Tuesday, 16 August 2011

Military service

In 1962, events in South Asia meant that large-scale army recruitments were being undertaken. Despite not meeting the physical requirements, 25-year-old Hazare was selected, as emergency recruitment was taking place in the Indian Army.[7] After training at Aurangabad in Maharashtra he started his career in the Indian Army as a driver in 1963.[8] During the Indo-Pakistani War of 1965, Hazare was posted at the border in the Khem Karan sector. On 12 November 1965, Pakistan launched air attacks on Indian bases, and all of Hazare's comrades were killed; he was the only survivor of that convoy. It was a close save for Hazare as one bullet had passed by his head.[9] He was driving a truck.[6][10] This led him to dwell on the purpose and meaning of life and death. He came across a small booklet titled "Call to the youth for nation building" by Swami Vivekananda in a book stall at the New Delhi railway station.[11] He realized that saints sacrificed their own happiness for that of others, and that he needed to work towards ameliorating the sufferings of the poor.

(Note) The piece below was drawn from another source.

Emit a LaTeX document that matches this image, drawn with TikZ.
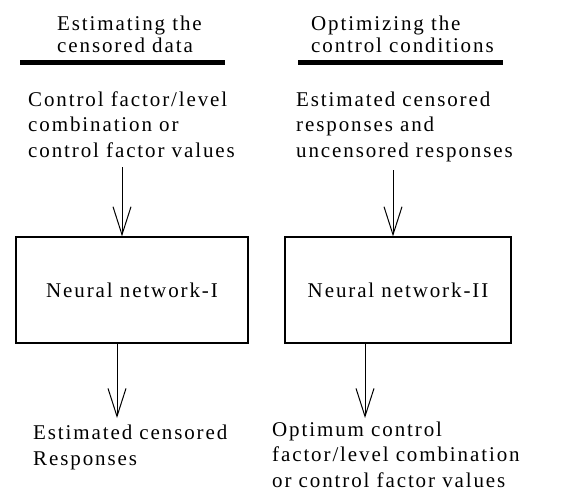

He started to spend his spare time reading the works of Vivekananda, Gandhi, and Vinoba Bhave.[12] During the mid-1970s, he again survived a road accident while driving.[13] It was at that particular moment that Hazare took an oath to dedicate his life to the service of humanity, at the age of 38.[9] In 1975, he left the army as soon as he become eligible for receiving pension.